According to the Times report, Gebali said Egypt’s former ruling generals wanted to wait until they knew “who they were handing power to and on what basis.

Judge Gebali also was quoted as saying that she was in contact with the Supreme Council of the Armed Forces (SCAF) since May 2011 when liberal and secular powers took to the street of Cairo to demand an end to the military rule. The Muslim Brotherhood movement at the time refused to take part in the demonstrations.

“This changed the vision of the military council,” she was quoted by the Times as saying. “It had thought that the only popular power in the street was the Muslim Brotherhood.”

Gebali reportedly added that she started to help the military council draft a set of binding constitutional rules that would protect it from the oversight of a civilian government.

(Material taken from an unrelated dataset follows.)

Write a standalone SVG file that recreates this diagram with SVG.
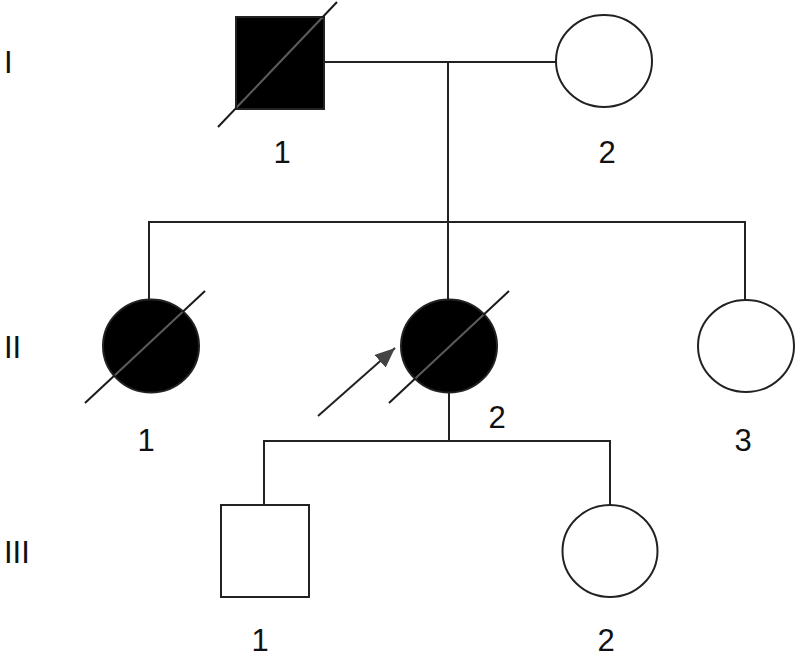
<svg xmlns="http://www.w3.org/2000/svg" width="800" height="657" viewBox="0 0 800 657">
<style>
.ln{stroke:#222;stroke-width:2;fill:none}
.sh{stroke:#222;stroke-width:2}
.aff{fill:#000}
.un{fill:#fff}
.dg{stroke:#1a1a1a;stroke-width:2}
.di{stroke:#5a5a5a;stroke-width:2}
.t{font-family:"Liberation Sans",Arial,sans-serif;font-size:31px;fill:#111}
</style>
<defs>
<marker id="ah" viewBox="0 0 10 10" refX="10" refY="5" markerWidth="10" markerHeight="8.5" markerUnits="strokeWidth" orient="auto" preserveAspectRatio="none">
<path d="M0,0 L10,5 L0,10 z" fill="#444"/>
</marker>
<clipPath id="c1"><rect x="237" y="18" width="86" height="90"/></clipPath>
<clipPath id="c2"><ellipse cx="151" cy="346" rx="47" ry="45.5"/></clipPath>
<clipPath id="c3"><ellipse cx="449" cy="346" rx="47" ry="45.5"/></clipPath>
</defs>
<rect width="800" height="657" fill="#fff"/>
<g id="connectors">
<line class="ln" x1="324" y1="62" x2="556" y2="62"/>
<line class="ln" x1="448" y1="62" x2="448" y2="300"/>
<polyline class="ln" points="149,300 149,222 745,222 745,300"/>
<line class="ln" x1="449" y1="393" x2="449" y2="441"/>
<polyline class="ln" points="264,505 264,441 610,441 610,505"/>
</g>
<g id="gen-labels">
<text class="t" x="4" y="73">I</text>
<text class="t" x="4" y="358">II</text>
<text class="t" x="4" y="563">III</text>
</g>
<g id="I-1">
<rect class="sh aff" x="236" y="17" width="88" height="92"/>
<line class="dg" x1="218" y1="127" x2="337" y2="2"/>
<line class="di" x1="218" y1="127" x2="337" y2="2" clip-path="url(#c1)"/>
<text class="t" x="282" y="163" text-anchor="middle">1</text>
</g>
<g id="I-2">
<ellipse class="sh un" cx="604" cy="61" rx="48" ry="46"/>
<text class="t" x="607" y="163" text-anchor="middle">2</text>
</g>
<g id="II-1">
<ellipse class="sh aff" cx="151" cy="346" rx="48" ry="46.5"/>
<line class="dg" x1="85" y1="403" x2="205" y2="291"/>
<line class="di" x1="85" y1="403" x2="205" y2="291" clip-path="url(#c2)"/>
<text class="t" x="146" y="451" text-anchor="middle">1</text>
</g>
<g id="II-2">
<ellipse class="sh aff" cx="449" cy="346" rx="48" ry="46.5"/>
<line class="dg" x1="389" y1="403" x2="509" y2="291"/>
<line class="di" x1="389" y1="403" x2="509" y2="291" clip-path="url(#c3)"/>
<line class="ln" x1="318" y1="416" x2="395" y2="348" marker-end="url(#ah)"/>
<text class="t" x="497" y="428" text-anchor="middle">2</text>
</g>
<g id="II-3">
<ellipse class="sh un" cx="746" cy="346" rx="48" ry="46"/>
<text class="t" x="743" y="451" text-anchor="middle">3</text>
</g>
<g id="III-1">
<rect class="sh un" x="221" y="505" width="88" height="92"/>
<text class="t" x="260" y="651" text-anchor="middle">1</text>
</g>
<g id="III-2">
<ellipse class="sh un" cx="610" cy="551" rx="47.5" ry="46"/>
<text class="t" x="606" y="651" text-anchor="middle">2</text>
</g>
</svg>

She also reportedly urged the SCAF to dissolve the democratically-elected parliament, which was dominated by Islamists.

“I knew the elections would bring a majority from the movements of political Islam,” Judge Gebali reportedly told the Times.

“Democracy isn’t only about casting votes; it’s about building a democratic infrastructure. We put the cart in front of the horse,” she was quoted as saying.

Former member of the Egyptian Parliament, Mohamed el-Omda, who had lodged a complaint against Gebali to the state prosecutor, also demanded the questioning of New York Time’s Cairo Bureau Chief Kirkpatrick.

Al Arabiya English tried to obtain a comment from Kirkpatrick, but he deferred all questions relating to the matter to the New York-based Slackman, who is also the paper’s former Cairo Bureau Chief.